Although the Iowa Supreme Court has repeatedly held that, in closely-held firms, majority owners owe fiduciary duties to the minority, the court’s decisions to date have not clearly defined what those duties require. Nor has the Iowa Supreme Court ever established standards for application of the statutory remedy of judicial dissolution for minority owner “oppression,” a remedy that has been available in Iowa and most other states for decades.
The Baur decision addresses the latter omission, and thereby relieves some of the pressure for further development of Iowa’s fiduciary duty jurisprudence in the closely-held business context. As the article describes, in Baur the Iowa Supreme Court adopted the most widely-accepted definition of oppression: majority shareholder conduct that frustrates the objectively reasonable expectations of minority shareholders. So defined, the oppression inquiry requires courts to consider all relevant facts and circumstances, including not only the majority owners’ legitimate business objectives, but also the interests of minority owners in receiving a return on their investment. The court thereby clarified a well-established statutory remedy and struck a blow for minority owners of closely-held firms.
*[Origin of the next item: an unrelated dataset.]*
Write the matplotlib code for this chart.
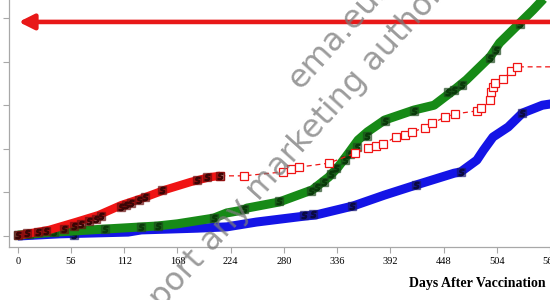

While some commentators have questioned Baur’s holding, the Article concludes that the Iowa Supreme Court’s decision provides no cause for concern. The court’s oppression definition does not require majority owners of closely-held Iowa enterprises to cede control of those businesses to minority owners or to satisfy minority owners’ subjective beliefs about what constitutes “fair treatment.” Instead, Baur requires majority owners to accommodate minority owner expectations, whether concerning returns on investment or otherwise, only if those expectations are objectively reasonable considering all of the circumstances. Moreover, the court’s decision in no way interferes with Iowa laws that permit closely-held business owners to design their own management arrangements, buy-sell agreements, or estate plans. To the contrary, Baur highlights the advisability of unambiguous advance planning that reasonably accommodates the interests of both majority and minority owners.